Vaccaro Law represents Faye and Daniel Zuzworsky, whose son Daniel was killed in the crosswalk with the right of way in January 2023. Although the driver pleaded guilty to violating the Right of Way Law and to failing to use due care, Steve Vaccaro explained that the minimal penalties applied by the sentencing judge undercut the purposes of the law.
“The case marks one of a handful of convictions since the state’s highest court in 2021 upheld that it is a crime for a driver to maim or kill a pedestrian or cyclists if the motorist is negligent, under the city’s nearly decade-old “Right-of-Way” law.
“The Right-of-Way law [is] an available accountability measure for drivers who injure and kill, but it’s almost impossible not to also feel that the meager penalties that the bill provides are inadequate to the task of deterring dangerous driving,” said Steve Vaccaro, the family’s attorney and a long-time advocate for street safety.
Judges should at the very least suspend guilty drivers’ licenses and impose higher fines, the lawyer said.
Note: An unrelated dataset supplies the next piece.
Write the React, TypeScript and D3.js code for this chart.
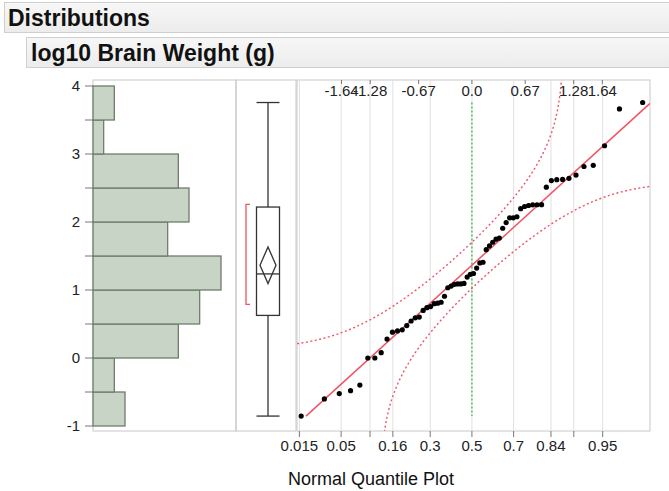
import React from "react";
import * as d3 from "d3";

// log10 brain weight (g), sorted
const brainLog10 = [
  -0.854, -0.602, -0.523, -0.481, -0.398, 0, 0, 0.079, 0.279, 0.38, 0.398, 0.415, 0.477,
  0.544, 0.591, 0.602, 0.699, 0.74, 0.756, 0.799, 0.806, 0.82, 0.908,
  1.033, 1.057, 1.083, 1.09, 1.09, 1.097, 1.19, 1.23, 1.243, 1.322, 1.398, 1.408,
  1.593, 1.648, 1.702, 1.748, 1.763, 1.908, 1.992,
  2.061, 2.061, 2.077, 2.196, 2.228, 2.243, 2.253, 2.254, 2.255,
  2.512, 2.609, 2.622, 2.626, 2.643, 2.69, 2.816, 2.833,
  3.121, 3.663, 3.757,
];

// shortest half bracket as shown
const shortestHalf = [0.79, 2.26];

const binEdges = [-1, -0.5, 0, 0.5, 1, 1.5, 2, 2.5, 3, 3.5, 4];
const yTickValues = [-1, -0.5, 0, 0.5, 1, 1.5, 2, 2.5, 3, 3.5, 4];
const yTickLabels = ["-1", "", "0", "", "1", "", "2", "", "3", "", "4"];
const topQuantiles = [-1.64, -1.28, -0.67, 0, 0.67, 1.28, 1.64];
const topLabels = ["-1.64", "-1.28", "-0.67", "0.0", "0.67", "1.28", "1.64"];
const probTicks = [0.015, 0.05, 0.1, 0.16, 0.3, 0.5, 0.7, 0.84, 0.9, 0.95];
const probLabels = ["0.015", "0.05", "", "0.16", "0.3", "0.5", "0.7", "0.84", "", "0.95"];

const FONT = "'Liberation Sans', Arial, Helvetica, sans-serif";
const RED = "#ee5566";

// inverse normal cdf (Acklam)
function qnorm(p: number) {
  const a = [-39.69683028665376, 220.9460984245205, -275.9285104469687, 138.357751867269, -30.66479806614716, 2.506628277459239];
  const b = [-54.47609879822406, 161.5858368580409, -155.6989798598866, 66.80131188771972, -13.28068155288572];
  const c = [-0.007784894002430293, -0.3223964580411365, -2.400758277161838, -2.549732539343734, 4.374664141464968, 2.938163982698783];
  const d = [0.007784695709041462, 0.3224671290700398, 2.445134137142996, 3.754408661907416];
  const plow = 0.02425;
  if (p < plow) {
    const q = Math.sqrt(-2 * Math.log(p));
    return (((((c[0] * q + c[1]) * q + c[2]) * q + c[3]) * q + c[4]) * q + c[5]) / ((((d[0] * q + d[1]) * q + d[2]) * q + d[3]) * q + 1);
  }
  if (p > 1 - plow) {
    const q = Math.sqrt(-2 * Math.log(1 - p));
    return -(((((c[0] * q + c[1]) * q + c[2]) * q + c[3]) * q + c[4]) * q + c[5]) / ((((d[0] * q + d[1]) * q + d[2]) * q + d[3]) * q + 1);
  }
  const q = p - 0.5;
  const r = q * q;
  return ((((((a[0] * r + a[1]) * r + a[2]) * r + a[3]) * r + a[4]) * r + a[5]) * q) / (((((b[0] * r + b[1]) * r + b[2]) * r + b[3]) * r + b[4]) * r + 1);
}

function pnorm(x: number) {
  const t = 1 / (1 + 0.2316419 * Math.abs(x));
  const dd = 0.3989423 * Math.exp((-x * x) / 2);
  const p = dd * t * (0.3193815 + t * (-0.3565638 + t * (1.781478 + t * (-1.821256 + t * 1.330274))));
  return x > 0 ? 1 - p : p;
}

export default function App() {
  const n = brainLog10.length;
  const mean = d3.mean(brainLog10)!;
  const sd = d3.deviation(brainLog10)!;
  const min = d3.min(brainLog10)!;
  const max = d3.max(brainLog10)!;
  const q1 = d3.quantile(brainLog10, 0.25)!;
  const q3 = d3.quantile(brainLog10, 0.75)!;
  const med = d3.median(brainLog10)!;
  const ci = (2.0 * sd) / Math.sqrt(n);

  const frameTop = 80, frameBottom = 431;
  const histLeft = 93, histRight = 236, boxRight = 297, qLeft = 297, qRight = 650;

  const y = d3.scaleLinear().domain([-1, 4]).range([426, 86]);
  const bins = d3.bin().domain([-1, 4]).thresholds(binEdges.slice(1, -1))(brainLog10);
  const xCount = d3.scaleLinear().domain([0, 12]).range([histLeft, histLeft + 128]);

  const z = d3.scaleLinear().domain([-2.2, 2.24]).range([qLeft, qRight]);

  const pts = brainLog10.map((v, i) => ({ v, q: qnorm((i + 1) / (n + 1)) }));

  const D = 0.125;
  const zGrid = d3.range(-2.2, 2.2401, 0.01);
  const upper = zGrid.map((zz) => {
    const p = pnorm(zz) + D;
    return p < 1 ? [zz, mean + sd * qnorm(p)] : null;
  }).filter(Boolean) as [number, number][];
  const lower = zGrid.map((zz) => {
    const p = pnorm(zz) - D;
    return p > 0 ? [zz, mean + sd * qnorm(p)] : null;
  }).filter(Boolean) as [number, number][];
  const bandLine = d3.line<[number, number]>().x((d) => z(d[0])).y((d) => y(d[1]));

  const zStart = (min - mean) / sd;
  const zEnd = Math.min((max - mean) / sd, 2.24);

  const bx = 268; // box center
  const bw = 11.5;

  return (
    <svg width={669} height={491} style={{ position: "absolute", left: 0, top: 0, background: "#fff" }} fontFamily={FONT}>
      <defs>
        <linearGradient id="hdr" x1="0" y1="0" x2="0" y2="1">
          <stop offset="0" stopColor="#f7f7f7" />
          <stop offset="1" stopColor="#ececec" />
        </linearGradient>
        <clipPath id="qclip">
          <rect x={qLeft} y={frameTop} width={qRight - qLeft} height={frameBottom - frameTop} />
        </clipPath>
      </defs>

      {/* headers */}
      <rect x={4.5} y={2.5} width={680} height={30} fill="url(#hdr)" stroke="#cfcfcf" />
      <text x={8} y={26} fontSize={23} fontWeight="bold" fill="#111">Distributions</text>
      <rect x={26.5} y={37.5} width={660} height={30} fill="url(#hdr)" stroke="#cfcfcf" />
      <text x={31} y={61} fontSize={23} fontWeight="bold" fill="#111">log10 Brain Weight (g)</text>

      {/* frames */}
      <rect x={histLeft} y={frameTop} width={histRight - histLeft} height={frameBottom - frameTop} fill="none" stroke="#c8c8c8" />
      <rect x={histRight} y={frameTop} width={boxRight - 1 - histRight} height={frameBottom - frameTop} fill="none" stroke="#c8c8c8" />

      {/* histogram */}
      {bins.map((b, i) => (
        <rect key={i} x={histLeft} y={y(b.x1!)} width={xCount(b.length) - histLeft} height={y(b.x0!) - y(b.x1!)}
          fill="#c8d4c5" stroke="#6e7d6c" strokeWidth={1.3} />
      ))}

      {/* y axis */}
      {yTickValues.map((v, i) => (
        <g key={i}>
          <line x1={85} x2={histLeft} y1={y(v)} y2={y(v)} stroke="#777" />
          {yTickLabels[i] && (
            <text x={80} y={y(v)} dy="0.35em" textAnchor="end" fontSize={15} fill="#222">{yTickLabels[i]}</text>
          )}
        </g>
      ))}

      {/* box plot */}
      <line x1={bx} x2={bx} y1={y(max)} y2={y(q3)} stroke="#333" strokeWidth={1.3} />
      <line x1={bx} x2={bx} y1={y(q1)} y2={y(min)} stroke="#333" strokeWidth={1.3} />
      <line x1={bx - bw} x2={bx + bw} y1={y(max)} y2={y(max)} stroke="#333" strokeWidth={1.3} />
      <line x1={bx - bw} x2={bx + bw} y1={y(min)} y2={y(min)} stroke="#333" strokeWidth={1.3} />
      <rect x={bx - bw} y={y(q3)} width={bw * 2} height={y(q1) - y(q3)} fill="none" stroke="#333" strokeWidth={1.3} />
      <line x1={bx - bw} x2={bx + bw} y1={y(med)} y2={y(med)} stroke="#333" strokeWidth={1.3} />
      <path d={`M${bx},${y(mean + ci)} L${bx + 8},${y(mean)} L${bx},${y(mean - ci)} L${bx - 8},${y(mean)} Z`}
        fill="none" stroke="#333" strokeWidth={1.3} />
      <path d={`M250,${y(shortestHalf[1])} H246 V${y(shortestHalf[0])} H250`} fill="none" stroke={RED} strokeWidth={1.3} />

      {/* quantile plot */}
      <rect x={qLeft} y={frameTop} width={qRight - qLeft} height={frameBottom - frameTop} fill="none" stroke="#c8c8c8" />
      {probTicks.map((p, i) => (
        <g key={i}>
          <line x1={z(qnorm(p))} x2={z(qnorm(p))} y1={frameTop} y2={frameBottom} stroke="#e0e0e0" />
          <line x1={z(qnorm(p))} x2={z(qnorm(p))} y1={frameBottom} y2={frameBottom + 6} stroke="#777" />
          {probLabels[i] && (
            <text x={z(qnorm(p))} y={451} textAnchor="middle" fontSize={15} fill="#222">{probLabels[i]}</text>
          )}
        </g>
      ))}
      {topQuantiles.map((q, i) => (
        <g key={i}>
          <line x1={z(q)} x2={z(q)} y1={frameTop} y2={frameTop + 4} stroke="#777" />
          <text x={z(q)} y={96} textAnchor="middle" fontSize={15} fill="#222">{topLabels[i]}</text>
        </g>
      ))}
      <line x1={z(0)} x2={z(0)} y1={y(max)} y2={y(min)} stroke="#33bb44" strokeWidth={1.3} strokeDasharray="2,2" />
      <g clipPath="url(#qclip)">
        <path d={bandLine(upper)!} fill="none" stroke={RED} strokeWidth={1.4} strokeDasharray="2,2.5" />
        <path d={bandLine(lower)!} fill="none" stroke={RED} strokeWidth={1.4} strokeDasharray="2,2.5" />
        <line x1={z(zStart)} x2={z(zEnd)} y1={y(mean + sd * zStart)} y2={y(mean + sd * zEnd)} stroke={RED} strokeWidth={1.5} />
      </g>
      {pts.map((d, i) => (
        <circle key={i} cx={z(d.q)} cy={y(d.v)} r={2.6} fill="#000" />
      ))}

      <text x={288} y={485} fontSize={18} fill="#111">Normal Quantile Plot</text>
    </svg>
  );
}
“This is criminal conduct when a sober, licensed, stay-at-the-scene driver kills [so] now we have to say it’s more than an unclassified misdemeanor that [could be eligible for] this kind of summary treatment,” Vaccaro said.
In March, a Postal Service truck driver who killed cyclist Jeffrey Williamson on the Upper West Side also got slapped with a $1,000 fine and a driver accountability program, but dodged a 15-day stint in jail.
The crime is an unclassified misdemeanor, on par with a public urination, according to Vaccaro, so jurists still treat it as a low-level offense — even if a driver kills someone.
“It’s more of a conveyor belt treatment because there’s such a volume of unclassified misdemeanors,” Vaccaro said.”